Tests by the Food and Drug Administration have shown products under the 100 percent label are routinely being made with cut-rate substitutes such as cheaper cheeses cheddar, Swiss and mozzarella, as well as the aforementioned tree parts.
Bloomberg News performed their own tests on supposedly Parmesan products, and obtained some shocking results. Wal-Mart Stores Inc.’s Great Value 100% Grated Parmesan Cheese was 7.8 percent cellulose, while Whole Foods 365 brand failed to include cellulose as an ingredient but tested for it at 0.3 percent. Meanwhile, Kraft had 3.8 percent.
The FDA is taking steps to address the issue by going after offenders of the food crime in court.
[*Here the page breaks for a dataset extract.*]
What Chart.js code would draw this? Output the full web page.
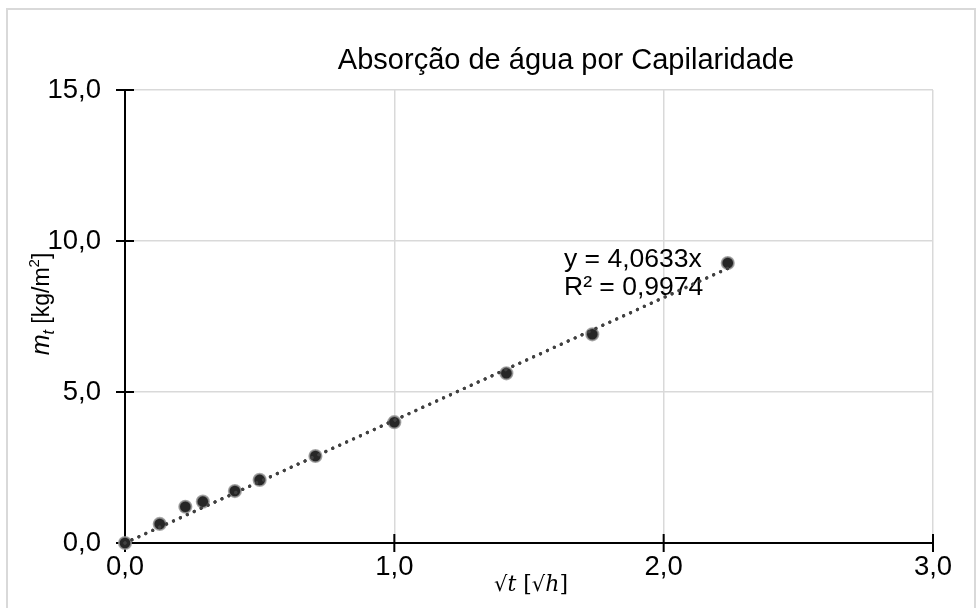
<!DOCTYPE html>
<html>
<head>
<meta charset="utf-8">
<script src="https://cdn.jsdelivr.net/npm/chart.js@4"></script>
<style>
html,body{margin:0;padding:0;background:#fff;}
#wrap{width:978px;height:608px;position:relative;}
</style>
</head>
<body>
<div id="wrap"><canvas id="c" width="978" height="608"></canvas></div>
<script>
// ---- data ----
const sqrtTime = [0, 0.129, 0.224, 0.289, 0.408, 0.5, 0.707, 1.0, 1.416, 1.735, 2.238];
const massGain = [0, 0.63, 1.20, 1.37, 1.72, 2.09, 2.88, 4.00, 5.62, 6.91, 9.27];
const trendX = [0, 2.238];
const trendY = [0, 9.094];
const xTickLabels = ['0,0', '1,0', '2,0', '3,0'];
const yTickLabels = ['0,0', '5,0', '10,0', '15,0'];
const xTickValues = [0, 1, 2, 3];
const yTickValues = [0, 5, 10, 15];
const chartTitle = 'Absorção de água por Capilaridade';
const eqLine1 = 'y = 4,0633x';
const eqLine2 = 'R² = 0,9974';

const pts = sqrtTime.map((x, i) => ({x: x, y: massGain[i]}));
const trend = trendX.map((x, i) => ({x: x, y: trendY[i]}));

const FONT = '"Liberation Sans", Arial, sans-serif';
const SERIF = '"DejaVu Serif", serif';

const decor = {
  id: 'decor',
  beforeDraw(chart) {
    const ctx = chart.ctx;
    ctx.save();
    ctx.fillStyle = '#fff';
    ctx.fillRect(0, 0, chart.width, chart.height);
    ctx.strokeStyle = '#d9d9d9';
    ctx.lineWidth = 2;
    ctx.strokeRect(7, 9, 968, 620);
    ctx.restore();
  },
  beforeDatasetsDraw(chart) {
    const ctx = chart.ctx;
    const xs = chart.scales.x, ys = chart.scales.y;
    const x0 = xs.getPixelForValue(0), y0 = ys.getPixelForValue(0);
    const xMax = xs.getPixelForValue(3), yMax = ys.getPixelForValue(15);
    ctx.save();
    ctx.strokeStyle = '#000';
    ctx.lineWidth = 2;
    ctx.beginPath();
    ctx.moveTo(x0, yMax); ctx.lineTo(x0, y0);
    ctx.moveTo(x0, y0); ctx.lineTo(xMax, y0);
    xTickValues.forEach(v => {
      const p = xs.getPixelForValue(v);
      ctx.moveTo(p, y0 - 9); ctx.lineTo(p, y0 + 9);
    });
    yTickValues.forEach(v => {
      const p = ys.getPixelForValue(v);
      ctx.moveTo(x0 - 9, p); ctx.lineTo(x0 + 9, p);
    });
    ctx.stroke();
    ctx.restore();
  },
  afterDraw(chart) {
    const ctx = chart.ctx;
    ctx.save();
    ctx.fillStyle = '#000';
    // title
    ctx.font = '29px ' + FONT;
    ctx.textAlign = 'center';
    ctx.textBaseline = 'alphabetic';
    ctx.fillText(chartTitle, 566, 69);

    // y axis title (rotated): m_t [kg/m²]
    ctx.save();
    ctx.translate(49, 304);
    ctx.rotate(-Math.PI / 2);
    ctx.textAlign = 'left';
    const parts = [
      {t: 'm', f: 'italic 25px ' + FONT, dy: 0},
      {t: 't', f: 'italic 16px ' + FONT, dy: 5},
      {t: ' [kg/m', f: '23px ' + FONT, dy: 0},
      {t: '2', f: '15px ' + FONT, dy: -10},
      {t: ']', f: '23px ' + FONT, dy: 0}
    ];
    let total = 0;
    parts.forEach(p => { ctx.font = p.f; p.w = ctx.measureText(p.t).width; total += p.w; });
    let cx = -total / 2;
    parts.forEach(p => { ctx.font = p.f; ctx.fillText(p.t, cx, p.dy); cx += p.w; });
    ctx.restore();

    // x axis title: √t [√h]
    ctx.textAlign = 'left';
    const xparts = [
      {t: '√', f: '21px ' + SERIF},
      {t: 't', f: 'italic 22px ' + SERIF},
      {t: ' [', f: '22px ' + SERIF},
      {t: '√', f: '21px ' + SERIF},
      {t: 'h', f: 'italic 22px ' + SERIF},
      {t: ']', f: '22px ' + SERIF}
    ];
    total = 0;
    xparts.forEach(p => { ctx.font = p.f; p.w = ctx.measureText(p.t).width; total += p.w; });
    cx = 531 - total / 2;
    xparts.forEach(p => { ctx.font = p.f; ctx.fillText(p.t, cx, 591); cx += p.w; });

    // equation
    ctx.font = '26.5px ' + FONT;
    ctx.textAlign = 'left';
    ctx.fillText(eqLine1, 564, 267);
    ctx.fillText(eqLine2, 564, 295);
    ctx.restore();
  }
};

// draw trendline again on top of equation text
const trendOnTop = {
  id: 'trendOnTop',
  afterDraw(chart) {
    const meta = chart.getDatasetMeta(0);
    chart.ctx.save();
    meta.dataset.draw(chart.ctx, chart.chartArea);
    chart.ctx.restore();
  }
};

new Chart(document.getElementById('c'), {
  type: 'scatter',
  data: {
    datasets: [
      {
        label: 'trend',
        data: trend,
        showLine: true,
        borderColor: '#404040',
        borderWidth: 3.3,
        borderDash: [0.01, 7.6],
        borderCapStyle: 'round',
        pointRadius: 0,
        fill: false,
        clip: false,
        order: 0
      },
      {
        label: 'mt',
        data: pts,
        pointRadius: 6.2,
        pointBackgroundColor: '#262626',
        pointBorderColor: 'rgba(150,150,150,0.8)',
        pointBorderWidth: 1.8,
        clip: false,
        order: 1
      }
    ]
  },
  options: {
    responsive: false,
    animation: false,
    devicePixelRatio: 1,
    layout: {padding: {top: 90, right: 45, left: 0, bottom: 0}},
    plugins: {legend: {display: false}, tooltip: {enabled: false}, title: {display: false}},
    scales: {
      x: {
        type: 'linear', min: 0, max: 3,
        afterFit(s) { s.height = 65; },
        afterBuildTicks(s) { s.ticks = xTickValues.map(v => ({value: v})); },
        grid: {color: '#d9d9d9', lineWidth: 1.5, drawTicks: false},
        border: {display: false},
        ticks: {
          padding: 8,
          color: '#000',
          font: {family: FONT, size: 27.5},
          callback: (v, i) => xTickLabels[i]
        }
      },
      y: {
        type: 'linear', min: 0, max: 15,
        afterFit(s) { s.width = 125; },
        afterBuildTicks(s) { s.ticks = yTickValues.map(v => ({value: v})); },
        grid: {color: '#d9d9d9', lineWidth: 1.5, drawTicks: false},
        border: {display: false},
        ticks: {
          padding: 24,
          color: '#000',
          font: {family: FONT, size: 27.5},
          callback: (v, i) => yTickLabels[i]
        }
      }
    }
  },
  plugins: [decor, trendOnTop]
});
</script>
</body>
</html>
In fact, the government agency is currently in the midst of prosecuting Castle Cheese for supplying big grocery chains with “false” Parmesan for almost 30 years. Castle sold product that contained “no Parmesan” to Target, among other retailers, despite claiming the cheese was 100 percent on their labels.
This month Castle’s president is expected to appear in court, where his guilty plea for peddling scam cheese could lead to a year in prison and a $100,000 fine. For a better idea of how bad this actually is, there was apparently so much scam cheese and so much profit for this company that they were able to adorn the factory “with crenelated battlements and curved archways” that made the place look like “a medieval castle,” purely for aesthetic value. Back in 2014, Castle Cheese filed for bankruptcy after a fired factory worker exposed the bad business practices to the FDA.
Although spokespeople for Kraft Heinz, Walmart, Target, and Whole Foods have questioned Bloomberg’s findings, some industry members are arguing that packs of grated Parm are just shredded lies, claiming that 40 percent of what’s out there isn’t even a cheese product.